++++ Extracted entries ++++
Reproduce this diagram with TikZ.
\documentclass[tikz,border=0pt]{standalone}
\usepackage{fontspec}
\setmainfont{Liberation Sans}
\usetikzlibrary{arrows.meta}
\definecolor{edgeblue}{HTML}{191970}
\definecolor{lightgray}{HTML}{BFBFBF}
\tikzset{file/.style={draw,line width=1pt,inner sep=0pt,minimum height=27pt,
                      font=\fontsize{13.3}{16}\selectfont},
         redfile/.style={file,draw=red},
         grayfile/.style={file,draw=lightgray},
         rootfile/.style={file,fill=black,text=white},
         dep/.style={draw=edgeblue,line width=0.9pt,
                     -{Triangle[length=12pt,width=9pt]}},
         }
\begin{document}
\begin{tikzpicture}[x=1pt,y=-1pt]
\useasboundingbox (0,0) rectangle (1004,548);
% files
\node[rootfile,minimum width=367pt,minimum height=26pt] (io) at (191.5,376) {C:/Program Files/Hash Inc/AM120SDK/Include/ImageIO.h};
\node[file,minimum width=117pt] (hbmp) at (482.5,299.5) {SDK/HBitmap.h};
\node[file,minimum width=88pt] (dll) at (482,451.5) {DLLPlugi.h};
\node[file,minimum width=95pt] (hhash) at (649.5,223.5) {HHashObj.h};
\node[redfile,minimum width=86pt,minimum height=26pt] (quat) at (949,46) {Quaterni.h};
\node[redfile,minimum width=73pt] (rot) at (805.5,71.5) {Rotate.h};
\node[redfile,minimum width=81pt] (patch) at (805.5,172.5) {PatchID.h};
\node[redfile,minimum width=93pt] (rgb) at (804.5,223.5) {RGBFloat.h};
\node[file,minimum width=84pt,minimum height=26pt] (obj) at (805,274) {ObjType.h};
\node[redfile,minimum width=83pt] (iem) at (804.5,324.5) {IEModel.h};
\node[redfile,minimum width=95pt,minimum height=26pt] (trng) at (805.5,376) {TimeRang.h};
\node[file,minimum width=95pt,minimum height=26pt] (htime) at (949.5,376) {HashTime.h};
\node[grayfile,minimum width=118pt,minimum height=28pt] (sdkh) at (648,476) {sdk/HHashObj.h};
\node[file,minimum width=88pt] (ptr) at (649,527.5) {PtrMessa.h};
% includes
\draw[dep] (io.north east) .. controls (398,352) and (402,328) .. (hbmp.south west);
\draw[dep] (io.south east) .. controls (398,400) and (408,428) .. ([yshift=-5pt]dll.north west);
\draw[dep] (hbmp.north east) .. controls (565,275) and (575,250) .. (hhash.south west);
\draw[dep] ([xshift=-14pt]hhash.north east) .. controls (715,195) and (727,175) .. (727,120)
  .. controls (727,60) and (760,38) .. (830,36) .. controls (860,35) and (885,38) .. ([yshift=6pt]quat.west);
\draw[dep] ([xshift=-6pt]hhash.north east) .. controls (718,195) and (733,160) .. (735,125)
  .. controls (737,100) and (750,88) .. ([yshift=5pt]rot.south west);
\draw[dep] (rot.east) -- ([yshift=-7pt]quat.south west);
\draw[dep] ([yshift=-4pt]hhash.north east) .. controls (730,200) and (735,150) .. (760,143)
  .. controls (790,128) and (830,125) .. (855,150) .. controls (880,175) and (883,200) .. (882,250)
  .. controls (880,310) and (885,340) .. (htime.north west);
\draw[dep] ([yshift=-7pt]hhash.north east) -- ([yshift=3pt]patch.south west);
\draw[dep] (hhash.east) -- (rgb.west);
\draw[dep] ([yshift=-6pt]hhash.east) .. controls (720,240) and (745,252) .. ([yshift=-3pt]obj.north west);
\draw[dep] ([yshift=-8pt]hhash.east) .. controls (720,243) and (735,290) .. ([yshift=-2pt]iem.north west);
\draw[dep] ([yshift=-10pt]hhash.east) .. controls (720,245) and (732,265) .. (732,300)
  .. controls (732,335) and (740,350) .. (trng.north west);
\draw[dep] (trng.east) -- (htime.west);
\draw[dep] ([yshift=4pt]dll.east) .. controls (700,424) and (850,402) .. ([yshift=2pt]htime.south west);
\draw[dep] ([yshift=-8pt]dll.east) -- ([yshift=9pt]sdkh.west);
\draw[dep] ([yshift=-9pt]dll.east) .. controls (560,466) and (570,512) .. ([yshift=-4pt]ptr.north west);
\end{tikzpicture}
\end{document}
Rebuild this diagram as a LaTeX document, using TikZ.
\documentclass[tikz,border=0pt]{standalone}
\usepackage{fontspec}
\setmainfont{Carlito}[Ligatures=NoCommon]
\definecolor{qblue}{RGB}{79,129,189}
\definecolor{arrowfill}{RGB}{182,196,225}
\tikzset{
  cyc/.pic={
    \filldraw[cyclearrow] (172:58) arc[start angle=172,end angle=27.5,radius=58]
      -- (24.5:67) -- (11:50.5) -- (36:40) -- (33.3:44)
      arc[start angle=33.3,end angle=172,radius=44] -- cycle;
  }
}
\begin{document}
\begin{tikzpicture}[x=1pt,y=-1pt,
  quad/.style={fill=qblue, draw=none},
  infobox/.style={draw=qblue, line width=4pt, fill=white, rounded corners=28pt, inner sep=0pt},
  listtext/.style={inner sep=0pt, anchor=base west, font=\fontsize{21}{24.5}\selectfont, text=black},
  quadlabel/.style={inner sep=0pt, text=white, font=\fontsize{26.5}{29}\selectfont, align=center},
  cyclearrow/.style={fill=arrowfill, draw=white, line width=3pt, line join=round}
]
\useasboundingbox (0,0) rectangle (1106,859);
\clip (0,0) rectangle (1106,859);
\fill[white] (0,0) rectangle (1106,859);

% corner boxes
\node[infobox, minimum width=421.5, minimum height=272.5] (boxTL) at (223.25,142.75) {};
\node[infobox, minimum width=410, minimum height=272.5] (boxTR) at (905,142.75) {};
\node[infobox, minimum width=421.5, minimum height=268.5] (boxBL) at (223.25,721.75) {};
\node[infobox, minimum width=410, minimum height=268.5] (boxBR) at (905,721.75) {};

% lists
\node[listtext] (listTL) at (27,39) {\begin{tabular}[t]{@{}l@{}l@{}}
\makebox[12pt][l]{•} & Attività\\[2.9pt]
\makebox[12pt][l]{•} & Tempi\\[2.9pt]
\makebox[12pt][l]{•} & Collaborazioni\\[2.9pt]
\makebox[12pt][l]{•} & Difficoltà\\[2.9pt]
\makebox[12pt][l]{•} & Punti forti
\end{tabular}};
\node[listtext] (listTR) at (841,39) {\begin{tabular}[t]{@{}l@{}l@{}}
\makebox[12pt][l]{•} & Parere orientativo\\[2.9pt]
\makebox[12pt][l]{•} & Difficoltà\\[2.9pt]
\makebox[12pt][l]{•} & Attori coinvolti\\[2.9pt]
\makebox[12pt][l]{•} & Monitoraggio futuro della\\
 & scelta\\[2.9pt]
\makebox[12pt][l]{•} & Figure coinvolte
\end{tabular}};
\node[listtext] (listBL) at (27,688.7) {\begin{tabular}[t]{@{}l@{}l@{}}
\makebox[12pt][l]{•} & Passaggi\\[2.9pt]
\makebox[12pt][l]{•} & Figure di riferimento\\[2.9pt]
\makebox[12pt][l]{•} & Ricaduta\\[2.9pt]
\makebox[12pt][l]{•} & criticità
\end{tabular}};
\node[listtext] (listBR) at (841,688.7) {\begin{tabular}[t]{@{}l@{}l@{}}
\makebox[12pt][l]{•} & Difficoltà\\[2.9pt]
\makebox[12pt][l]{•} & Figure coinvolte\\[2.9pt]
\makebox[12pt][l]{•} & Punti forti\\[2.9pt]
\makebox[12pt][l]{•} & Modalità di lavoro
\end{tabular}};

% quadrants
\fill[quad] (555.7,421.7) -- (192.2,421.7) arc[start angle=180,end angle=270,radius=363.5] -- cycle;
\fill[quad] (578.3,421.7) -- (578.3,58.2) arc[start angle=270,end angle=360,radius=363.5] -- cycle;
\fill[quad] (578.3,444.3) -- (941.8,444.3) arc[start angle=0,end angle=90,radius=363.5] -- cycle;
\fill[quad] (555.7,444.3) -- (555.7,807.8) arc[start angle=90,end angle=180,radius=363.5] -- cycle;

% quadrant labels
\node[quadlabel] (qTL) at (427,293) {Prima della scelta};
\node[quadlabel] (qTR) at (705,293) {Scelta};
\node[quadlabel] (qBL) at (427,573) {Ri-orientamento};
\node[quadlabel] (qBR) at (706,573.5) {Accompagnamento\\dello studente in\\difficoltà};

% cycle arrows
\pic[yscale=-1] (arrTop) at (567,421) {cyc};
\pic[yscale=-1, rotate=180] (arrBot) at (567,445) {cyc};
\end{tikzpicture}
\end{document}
++++
++++ Extracted entries ++++
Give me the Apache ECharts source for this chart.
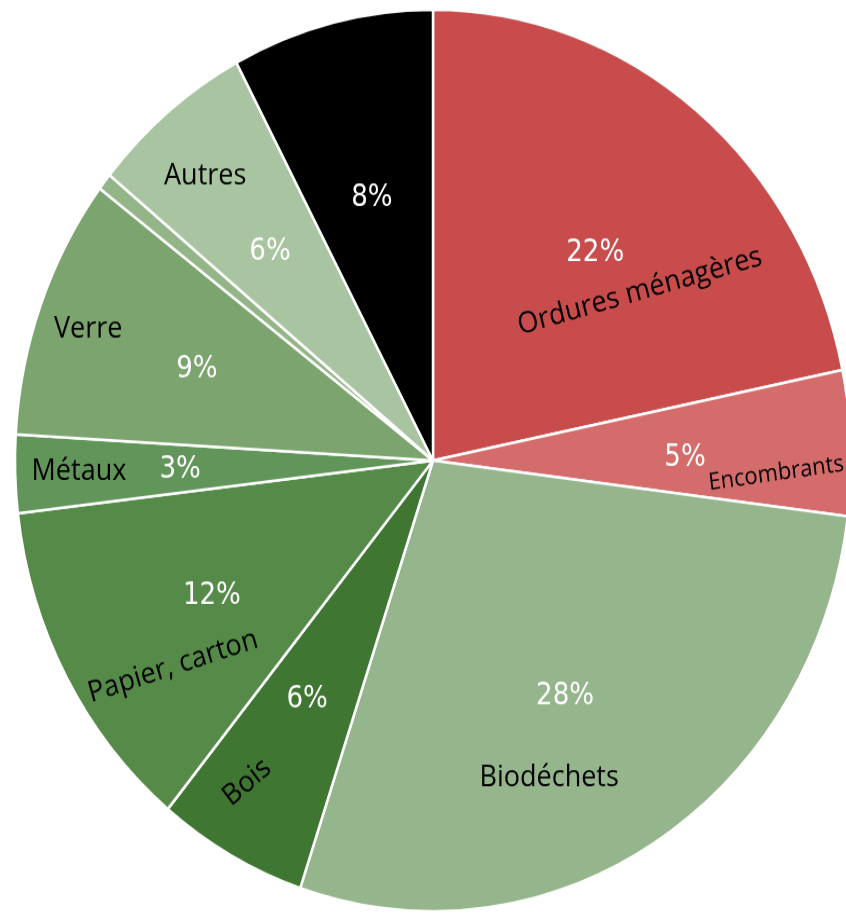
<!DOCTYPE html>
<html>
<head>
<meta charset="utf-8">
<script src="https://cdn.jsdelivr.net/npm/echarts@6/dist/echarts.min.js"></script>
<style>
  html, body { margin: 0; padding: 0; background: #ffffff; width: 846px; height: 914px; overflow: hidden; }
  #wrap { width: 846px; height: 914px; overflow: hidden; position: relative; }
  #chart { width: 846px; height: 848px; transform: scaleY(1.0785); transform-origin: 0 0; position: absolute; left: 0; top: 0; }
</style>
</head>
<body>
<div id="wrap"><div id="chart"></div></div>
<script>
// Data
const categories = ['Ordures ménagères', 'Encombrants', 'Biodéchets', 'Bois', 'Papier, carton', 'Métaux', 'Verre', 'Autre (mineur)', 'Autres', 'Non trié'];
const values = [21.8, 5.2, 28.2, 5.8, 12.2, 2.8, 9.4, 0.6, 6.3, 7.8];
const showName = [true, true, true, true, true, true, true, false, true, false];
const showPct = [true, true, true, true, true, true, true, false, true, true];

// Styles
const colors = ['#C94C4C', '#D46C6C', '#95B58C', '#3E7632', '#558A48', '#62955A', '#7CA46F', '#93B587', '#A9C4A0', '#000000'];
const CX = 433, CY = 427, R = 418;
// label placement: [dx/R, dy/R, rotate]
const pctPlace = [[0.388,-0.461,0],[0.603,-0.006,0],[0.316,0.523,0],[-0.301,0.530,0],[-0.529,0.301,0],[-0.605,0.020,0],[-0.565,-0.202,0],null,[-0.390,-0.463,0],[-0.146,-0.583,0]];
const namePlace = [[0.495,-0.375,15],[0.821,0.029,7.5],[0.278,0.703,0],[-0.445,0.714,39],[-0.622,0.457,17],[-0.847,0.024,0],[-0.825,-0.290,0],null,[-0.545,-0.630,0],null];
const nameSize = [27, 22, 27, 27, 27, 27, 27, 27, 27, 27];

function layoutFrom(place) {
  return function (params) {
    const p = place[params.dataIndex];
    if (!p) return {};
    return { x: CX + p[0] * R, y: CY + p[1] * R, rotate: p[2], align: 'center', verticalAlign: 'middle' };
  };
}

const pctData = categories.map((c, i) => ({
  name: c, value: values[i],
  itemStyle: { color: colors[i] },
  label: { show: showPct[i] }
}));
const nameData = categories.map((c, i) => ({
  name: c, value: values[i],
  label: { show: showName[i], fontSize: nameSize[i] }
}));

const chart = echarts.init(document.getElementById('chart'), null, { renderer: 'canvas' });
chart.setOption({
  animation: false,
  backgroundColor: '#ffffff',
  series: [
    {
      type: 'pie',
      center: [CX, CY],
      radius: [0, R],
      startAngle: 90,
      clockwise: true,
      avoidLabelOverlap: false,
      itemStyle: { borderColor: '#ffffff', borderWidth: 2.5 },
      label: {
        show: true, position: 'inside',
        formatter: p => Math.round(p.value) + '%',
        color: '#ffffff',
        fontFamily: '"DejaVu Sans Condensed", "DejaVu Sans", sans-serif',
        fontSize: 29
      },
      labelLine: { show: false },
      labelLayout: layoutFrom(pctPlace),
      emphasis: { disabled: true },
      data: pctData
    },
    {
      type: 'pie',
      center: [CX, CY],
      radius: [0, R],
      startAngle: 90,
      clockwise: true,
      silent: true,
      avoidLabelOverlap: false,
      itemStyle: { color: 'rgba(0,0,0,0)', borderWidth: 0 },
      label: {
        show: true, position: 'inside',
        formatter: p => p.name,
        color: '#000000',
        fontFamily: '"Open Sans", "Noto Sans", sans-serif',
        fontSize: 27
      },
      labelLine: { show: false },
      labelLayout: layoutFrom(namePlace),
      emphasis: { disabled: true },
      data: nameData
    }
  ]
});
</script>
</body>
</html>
++++
- Task description
Make an exact copy of the lines from the one that contains "Give me the" through the one that contains "false, true, true];", both included, and no other lines. Pictures are skipped.

- Written reply
Give me the Apache ECharts source for this chart.
<!DOCTYPE html>
<html>
<head>
<meta charset="utf-8">
<script src="https://cdn.jsdelivr.net/npm/echarts@6/dist/echarts.min.js"></script>
<style>
  html, body { margin: 0; padding: 0; background: #ffffff; width: 846px; height: 914px; overflow: hidden; }
  #wrap { width: 846px; height: 914px; overflow: hidden; position: relative; }
  #chart { width: 846px; height: 848px; transform: scaleY(1.0785); transform-origin: 0 0; position: absolute; left: 0; top: 0; }
</style>
</head>
<body>
<div id="wrap"><div id="chart"></div></div>
<script>
// Data
const categories = ['Ordures ménagères', 'Encombrants', 'Biodéchets', 'Bois', 'Papier, carton', 'Métaux', 'Verre', 'Autre (mineur)', 'Autres', 'Non trié'];
const values = [21.8, 5.2, 28.2, 5.8, 12.2, 2.8, 9.4, 0.6, 6.3, 7.8];
const showName = [true, true, true, true, true, true, true, false, true, false];
const showPct = [true, true, true, true, true, true, true, false, true, true];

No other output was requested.